Kime güveneceğimizi şaşırdık !
Belçika basınında çıkan bir haber yine içimi bir tuhaf etti diyebilirim. Hani derler ya tüylerim diken diken oldu…
Yaşlı başlı ve aklı başında diyebileceğimiz birisi kalkıp çoluğa çocuğa tecavüz ediyor.. .
Aman Allah'ım ne günlere kaldık. Güvenecek hiç kimse kalmadı mı hayatta ?
Gözümüze bile güvenemediğimiz çocuklarımızı hiçbir yere gönderemeyecek hiç kimseye emanet edemeyecek miyiz ?
Onlar bizim canlarımız, hatta canımızdan da cok sevdiğimiz varlıklar, geleceğimiz, umutlarımız.

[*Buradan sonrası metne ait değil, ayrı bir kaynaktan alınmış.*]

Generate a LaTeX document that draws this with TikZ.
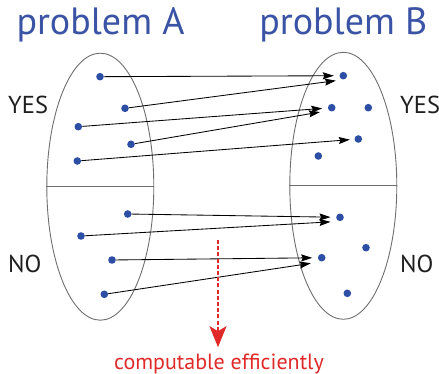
\documentclass[tikz,border=0pt]{standalone}
\usepackage{fontspec}
\setmainfont{PT Sans}
\usetikzlibrary{arrows.meta,shapes.geometric}
\definecolor{dotblue}{HTML}{2D4EA5}
\definecolor{titleblue}{HTML}{3A53A5}
\definecolor{alertred}{HTML}{E02A2A}
\definecolor{rimgray}{HTML}{6E6E6E}
\begin{document}
\begin{tikzpicture}[x=1pt,y=-1pt,
  setbox/.style={draw=rimgray,line width=0.9pt,ellipse,inner sep=0pt,
    minimum width=107pt,minimum height=267pt},
  divider/.style={draw=rimgray,line width=0.9pt},
  elem/.style={circle,fill=dotblue,inner sep=0pt,minimum size=7.6pt},
  maparrow/.style={-{Stealth[length=11pt,width=7pt,inset=1.5pt]},
    line width=0.85pt,shorten >=5.5pt},
  title/.style={text=titleblue,font=\fontsize{38}{38}\selectfont,anchor=base},
  side/.style={font=\fontsize{24.5}{24.5}\selectfont,anchor=base west,
    text=black!88,inner sep=0pt},
]
\useasboundingbox (0,0) rectangle (439,374);

% the two problems as sets of instances
\node[setbox] (SA) at (100.3,186.7) {};
\node[setbox] (SB) at (343.3,185.8) {};
\draw[divider] (SA.west) -- (SA.east);
\draw[divider] (SB.west) -- (SB.east);

\node[title] (TA) at (100.5,35) {problem A};
\node[title] (TB) at (343.3,35) {problem B};

\node[side] (YA) at (8,113.3) {YES};
\node[side] (NA) at (8,272.7) {NO};
\node[side] (YB) at (400,113.3) {YES};
\node[side] (NB) at (400,272.7) {NO};

% instances of problem A
\node[elem] (A1) at (100,76.7) {};
\node[elem] (A2) at (125,108.3) {};
\node[elem] (A3) at (78.3,126.7) {};
\node[elem] (A4) at (131,144.3) {};
\node[elem] (A5) at (77.3,161) {};
\node[elem] (A6) at (127.7,214) {};
\node[elem] (A7) at (81,236) {};
\node[elem] (A8) at (112,260) {};
\node[elem] (A9) at (104.3,294.3) {};

% instances of problem B
\node[elem] (B1) at (343.3,75.7) {};
\node[elem] (B2) at (331.7,107.7) {};
\node[elem] (B3) at (368.3,107.7) {};
\node[elem] (B4) at (358.3,139) {};
\node[elem] (B5) at (318.3,156) {};
\node[elem] (B6) at (340,217.3) {};
\node[elem] (B7) at (366,247.7) {};
\node[elem] (B8) at (321.7,257.7) {};
\node[elem] (B9) at (347.3,293.3) {};

% the reduction
\draw[maparrow] (A1) -- (B1);
\draw[maparrow,shorten >=7.5pt] (A2) -- (B1.south);
\draw[maparrow] (A3) -- (B2);
\draw[maparrow,shorten >=9pt] (A4) -- (B2.south west);
\draw[maparrow,shorten >=4.5pt] (A5) -- (B4);
\draw[maparrow] (A6) -- (B6);
\draw[maparrow,shorten >=9.5pt] (A7) -- (B6.south);
\draw[maparrow] (A8) -- (B8);
\draw[maparrow,shorten >=11pt] (A9) -- (B8.south);

% the reduction is cheap
\coordinate (R0) at (218,240);
\node[text=alertred,font=\fontsize{22}{22}\selectfont,anchor=base] (CE)
  at (219,369.3) {computable efficiently};
\draw[alertred,line width=2.1pt,dash pattern=on 4pt off 2.2pt,shorten >=3pt,
  -{Stealth[length=21pt,width=17pt,inset=5pt]}]
  (R0) -- (CE.north -| R0) ;
\end{tikzpicture}
\end{document}
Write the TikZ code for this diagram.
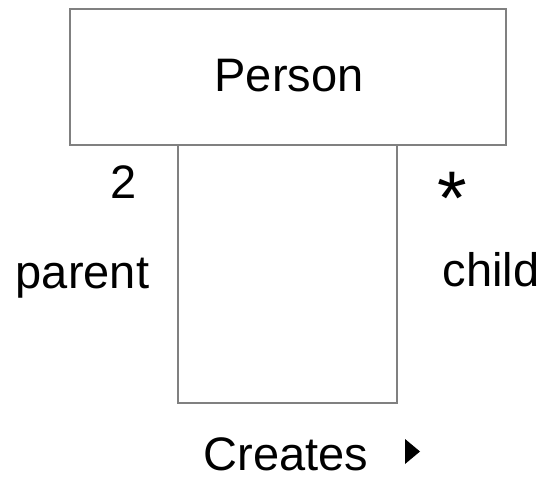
\documentclass[tikz,border=0pt]{standalone}
\usepackage{fontspec}
\setmainfont{Liberation Sans}
\begin{document}
\begin{tikzpicture}[x=1pt,y=-1pt,
  umlline/.style={draw=black!50, line width=1.8pt},
  lbl/.style={font=\fontsize{47}{50}\selectfont, inner sep=0pt, anchor=base}]
\useasboundingbox (0,0) rectangle (547,484);
% class box
\node[umlline, minimum width=436pt, minimum height=136pt, inner sep=0pt] (person) at (288,77) {};
\node[lbl] (name) at (289,92) {Person};
% self-association loop
\coordinate (la) at (178,145);
\coordinate (lb) at (397,145);
\draw[umlline] (la) |- (397,403) -- (lb);
% association end labels
\node[lbl] (m1) at (124,199) {2};
\node[lbl, font=\fontsize{76}{78}\selectfont] (m2) at (452,225) {*};
\node[lbl] (r1) at (82.5,288) {parent};
\node[lbl] (r2) at (491,287) {child};
% association name with reading direction
\node[lbl] (assoc) at (286,470) {Creates};
\fill (405,439) -- (420,451.5) -- (405,464) -- cycle;
\end{tikzpicture}
\end{document}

Umutlarımız da yıkılırsa biz dünyada ne için yaşayacağız ?
Bizler onların sağlığı, eğitimi ve gelecekleri için elimizden gelen herşeyi yapmak isterken hiç ummadığımız yerlerden tehlikeler gelebiliyor. Hele de tehlikenin böylesi, kabul edilemez bir durum. Ölümden bile daha zor, işkence, çocuklara büyük travmalar yaşatacak olaylar…
Geçimdir, seçimdir derken bizleri ilgilendiren en önemli konuları unutuyoruz sanki…

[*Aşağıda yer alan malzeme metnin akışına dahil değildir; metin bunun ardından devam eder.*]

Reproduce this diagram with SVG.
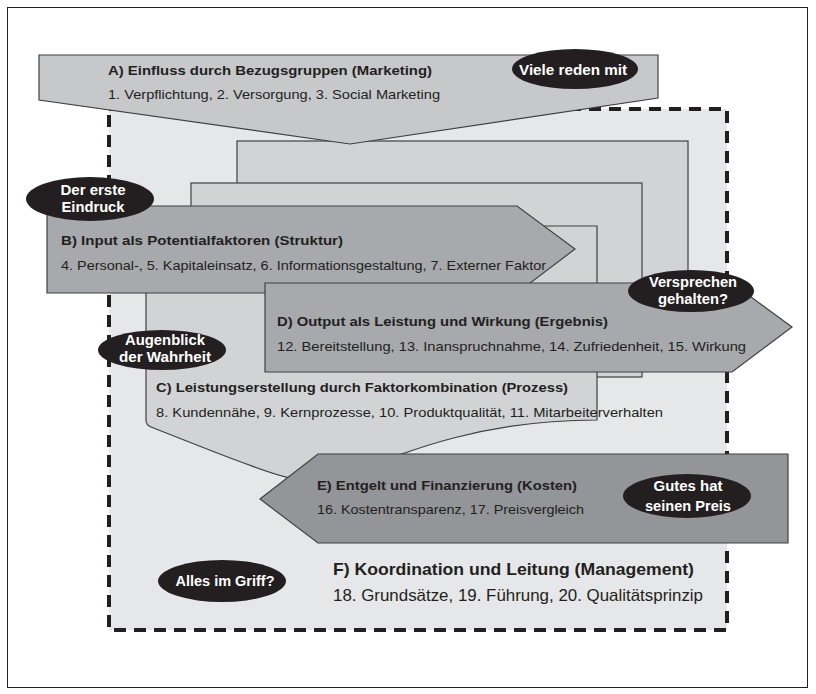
<svg xmlns="http://www.w3.org/2000/svg" width="816" height="694" viewBox="0 0 816 694">
<style>
.frame{fill:#fff;stroke:#231f20;stroke-width:1}
.zone{fill:#e6e7e8}
.dash{fill:none;stroke:#231f20;stroke-width:4;stroke-dasharray:12 8}
.back{fill:#d1d3d4;stroke:#414042;stroke-width:1.2}
.la{fill:#c7c8ca;stroke:#414042;stroke-width:1.2}
.mid{fill:#a7a9ac;stroke:#414042;stroke-width:1.2}
.dark{fill:#939598;stroke:#414042;stroke-width:1.2}
.blob{fill:#231f20}
text{font-family:"Liberation Sans",Arial,sans-serif;fill:#231f20}
.t{font-size:13px;font-weight:bold}
.s{font-size:13px}
.ft{font-size:17px;font-weight:bold}
.fs{font-size:17px}
.w{font-size:14px;font-weight:bold;fill:#fff;text-anchor:middle}
</style>
<rect class="frame" x="7.5" y="7.5" width="800" height="680"/>
<g id="F">
<rect class="zone" x="109" y="109" width="618" height="521"/>
<rect class="dash" x="109" y="109" width="618" height="521"/>
<text class="ft" x="333" y="575" textLength="361" lengthAdjust="spacingAndGlyphs">F) Koordination und Leitung (Management)</text>
<text class="fs" x="333" y="601" textLength="370" lengthAdjust="spacingAndGlyphs">18. Grundsätze, 19. Führung, 20. Qualitätsprinzip</text>
</g>
<g id="back1"><rect class="back" x="237" y="141" width="451" height="200"/></g>
<g id="back2"><rect class="back" x="191" y="183" width="451" height="194"/></g>
<g id="C">
<path class="back" d="M146,226 H597 V420 C480,420 405,452 345,476 C310,490 290,482 151,427 Q146,425 146,420 Z"/>
<text class="t" x="156" y="392" textLength="412" lengthAdjust="spacingAndGlyphs">C) Leistungserstellung durch Faktorkombination (Prozess)</text>
<text class="s" x="156" y="417" textLength="507" lengthAdjust="spacingAndGlyphs">8. Kundennähe, 9. Kernprozesse, 10. Produktqualität, 11. Mitarbeiterverhalten</text>
</g>
<g id="A">
<polygon class="la" points="39,55 658,55 658,98 350,144 39,100"/>
<text class="t" x="108" y="75" textLength="324" lengthAdjust="spacingAndGlyphs">A) Einfluss durch Bezugsgruppen (Marketing)</text>
<text class="s" x="108" y="99" textLength="332" lengthAdjust="spacingAndGlyphs">1. Verpflichtung, 2. Versorgung, 3. Social Marketing</text>
</g>
<g id="B">
<polygon class="mid" points="47,206 517,206 575,249 517,293 47,293"/>
<text class="t" x="61" y="245" textLength="282" lengthAdjust="spacingAndGlyphs">B) Input als Potentialfaktoren (Struktur)</text>
<text class="s" x="61" y="270" textLength="485" lengthAdjust="spacingAndGlyphs">4. Personal-, 5. Kapitaleinsatz, 6. Informationsgestaltung, 7. Externer Faktor</text>
</g>
<g id="D">
<polygon class="mid" points="265,283 732,283 792,327 732,372 265,372"/>
<text class="t" x="277" y="326" textLength="331" lengthAdjust="spacingAndGlyphs">D) Output als Leistung und Wirkung (Ergebnis)</text>
<text class="s" x="277" y="351" textLength="469" lengthAdjust="spacingAndGlyphs">12. Bereitstellung, 13. Inanspruchnahme, 14. Zufriedenheit, 15. Wirkung</text>
</g>
<g id="E">
<polygon class="dark" points="260,499 318,454 788,454 788,543 318,543"/>
<text class="t" x="317" y="490" textLength="260" lengthAdjust="spacingAndGlyphs">E) Entgelt und Finanzierung (Kosten)</text>
<text class="s" x="317" y="514" textLength="267" lengthAdjust="spacingAndGlyphs">16. Kostentransparenz, 17. Preisvergleich</text>
</g>
<g id="n-viele">
<ellipse class="blob" cx="575" cy="69" rx="63" ry="20"/>
<text class="w" x="573" y="75" textLength="108" lengthAdjust="spacingAndGlyphs">Viele reden mit</text>
</g>
<g id="n-eindruck">
<ellipse class="blob" cx="90" cy="199" rx="64" ry="22"/>
<text class="w" x="93" y="195" textLength="65" lengthAdjust="spacingAndGlyphs">Der erste</text>
<text class="w" x="93" y="212" textLength="63" lengthAdjust="spacingAndGlyphs">Eindruck</text>
</g>
<g id="n-augenblick">
<ellipse class="blob" cx="162" cy="350" rx="64" ry="20"/>
<text class="w" x="165" y="345" textLength="80" lengthAdjust="spacingAndGlyphs">Augenblick</text>
<text class="w" x="165" y="362" textLength="92" lengthAdjust="spacingAndGlyphs">der Wahrheit</text>
</g>
<g id="n-versprechen">
<ellipse class="blob" cx="691" cy="291" rx="63" ry="21"/>
<text class="w" x="693" y="287" textLength="88" lengthAdjust="spacingAndGlyphs">Versprechen</text>
<text class="w" x="693" y="304" textLength="70" lengthAdjust="spacingAndGlyphs">gehalten?</text>
</g>
<g id="n-gutes">
<ellipse class="blob" cx="687" cy="496" rx="64" ry="22"/>
<text class="w" x="688" y="491" textLength="69" lengthAdjust="spacingAndGlyphs">Gutes hat</text>
<text class="w" x="688" y="511" textLength="86" lengthAdjust="spacingAndGlyphs">seinen Preis</text>
</g>
<g id="n-griff">
<ellipse class="blob" cx="222" cy="581" rx="64" ry="21"/>
<text class="w" x="225" y="586" textLength="99" lengthAdjust="spacingAndGlyphs">Alles im Griff?</text>
</g>
<g id="connectors"/>
</svg>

İnsanları iyice tanımadan, nasıl bir psikolojiye sahip olduklarını bilmeden en sevdiğimiz varlıkları yani çocuklarımızı onlara teslim ediyoruz .

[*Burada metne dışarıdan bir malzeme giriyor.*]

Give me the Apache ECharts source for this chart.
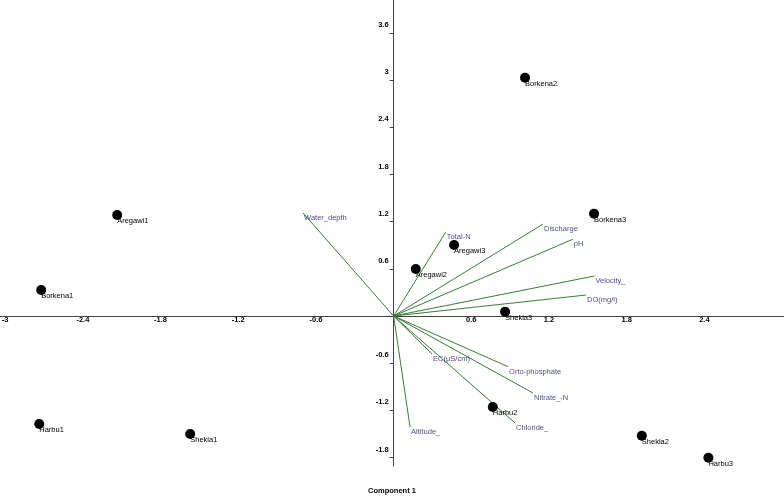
<!DOCTYPE html>
<html>
<head>
<meta charset="utf-8">
<script src="https://cdn.jsdelivr.net/npm/echarts@6/dist/echarts.min.js"></script>
<style>html,body{margin:0;padding:0;background:#fff;}#c{width:784px;height:496px;}</style>
</head>
<body>
<div id="c"></div>
<script>
const siteNames = ['Borkena1','Borkena2','Borkena3','Aregawi1','Aregawi2','Aregawi3','Shekla1','Shekla2','Shekla3','Harbu1','Harbu2','Harbu3'];
const siteX = [-2.722, 1.015, 1.548, -2.135, 0.171, 0.467, -1.571, 1.917, 0.861, -2.737, 0.766, 2.431];
const siteY = [0.33, 3.03, 1.30, 1.285, 0.598, 0.903, -1.501, -1.523, 0.055, -1.374, -1.158, -1.803];

const variables = ['Water_depth','Total-N','Discharge','pH','Velocity_','DO(mg/l)','EC(µS/cm)','Orto-phosphate','Nitrate_-N','Chloride_','Altitude_'];
const varX = [-0.699, 0.403, 1.154, 1.384, 1.551, 1.486, 0.297, 0.884, 1.077, 0.938, 0.127];
const varY = [1.31, 1.069, 1.17, 0.976, 0.509, 0.267, -0.483, -0.645, -0.98, -1.361, -1.412];

const xTicks = [-3, -2.4, -1.8, -1.2, -0.6, 0.6, 1.2, 1.8, 2.4];
const yTicks = [-1.8, -1.2, -0.6, 0.6, 1.2, 1.8, 2.4, 3, 3.6];
const xTitle = 'Component 1';

const FONT = 'Liberation Sans, Arial, sans-serif';
const chart = echarts.init(document.getElementById('c'));

const X_MIN = -3.04, X_MAX = 3.015, W = 784;
const Y_MIN = -1.908, Y_MAX = 4.02, H = 466;
const xZeroFromLeft = (0 - X_MIN) / (X_MAX - X_MIN) * W;
const yZeroFromBottom = (0 - Y_MIN) / (Y_MAX - Y_MIN) * H;

const siteData = siteNames.map((n, i) => ({ name: n, value: [siteX[i], siteY[i]] }));
const varEnds = variables.map((n, i) => ({ name: n, value: [varX[i], varY[i]] }));
const varLines = variables.map((n, i) => ({ coords: [[0, 0], [varX[i], varY[i]]] }));

chart.setOption({
  animation: false,
  backgroundColor: '#fff',
  grid: { left: 0, right: 0, top: 0, height: H, containLabel: false, outerBoundsMode: 'none' },
  title: {
    text: xTitle, left: 'center', top: 482,
    textStyle: { fontSize: 7.5, fontWeight: 'bold', color: '#000', fontFamily: FONT }
  },
  xAxis: {
    type: 'value', min: X_MIN, max: X_MAX, position: 'bottom', offset: -yZeroFromBottom,
    axisLine: { onZero: false, lineStyle: { color: '#444', width: 1 } },
    axisTick: { show: false },
    splitLine: { show: false },
    axisLabel: {
      customValues: xTicks, margin: 0, fontSize: 7.5, fontWeight: 'bold', color: '#000', fontFamily: FONT,
      formatter: v => String(v)
    }
  },
  yAxis: {
    type: 'value', min: Y_MIN, max: Y_MAX, position: 'left', offset: -xZeroFromLeft,
    axisLine: { onZero: false, lineStyle: { color: '#444', width: 1 } },
    axisTick: { show: true, length: 4, customValues: yTicks, lineStyle: { color: '#444' } },
    splitLine: { show: false },
    axisLabel: {
      customValues: yTicks, margin: 5, fontSize: 7.5, fontWeight: 'bold', color: '#000', fontFamily: FONT,
      verticalAlign: 'bottom', padding: [0, 0, 4, 0],
      formatter: v => String(v)
    }
  },
  series: [
    {
      type: 'lines', coordinateSystem: 'cartesian2d', silent: true, z: 2,
      lineStyle: { color: '#3a7a3a', width: 1, opacity: 1 },
      data: varLines
    },
    {
      type: 'scatter', symbol: 'circle', symbolSize: 1, z: 3, silent: true,
      itemStyle: { color: 'rgba(0,0,0,0)' },
      label: {
        show: true, formatter: '{b}', position: [1.5, 5.5], align: 'left', verticalAlign: 'middle',
        fontSize: 7.5, color: '#1a1a66', fontFamily: FONT
      },
      data: varEnds
    },
    {
      type: 'scatter', symbol: 'circle', symbolSize: 10, z: 4, silent: true,
      itemStyle: { color: '#000', opacity: 1 },
      label: {
        show: true, formatter: '{b}', position: [5, 11], align: 'left', verticalAlign: 'middle',
        fontSize: 7.5, color: '#000', fontFamily: FONT
      },
      data: siteData
    }
  ]
});
</script>
</body>
</html>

Geçen gün bir resepsiyonda Altay Manço'nun verdiği bilgiler beni oldukca şaşırttı. Gelenek, göreneklerine ve dinine en bağlı toplumlardan birisi olan Türk toplumunda, yani bizim toplumumuzda bile, dini pratik konusunda çok büyük bir gerileme olduğu görülüyor .
Bütün dinlerde olduğu gibi müslüman toplumlarda da durum değişmiyor anlaşılan. İnançlar ya da kültürel değerlerde büyük değişmeler yaşanıyor . Maneviyat denen şey artık kalmamış durumda. Herşey maddiyata ve çıkarcılığa dönüşüyor. Parayı veren düdüğü çalıyor, kişisel çıkarlar ve bencillik duygusu geçmişe göre hayli ilerlemiş durumda . Yardımseverlik yerine kendini ispatlama duyguları ön plana geçti artık.
Her ne kadar herşey eğitimden geçiyor desek de, eğitimden bahsederken aile kavramının önemine, ahlak ve insanlık kavramlarıyla birlikte bazı değerlerin de altını çizsek hiç de fena olmaz diye düşünüyorum.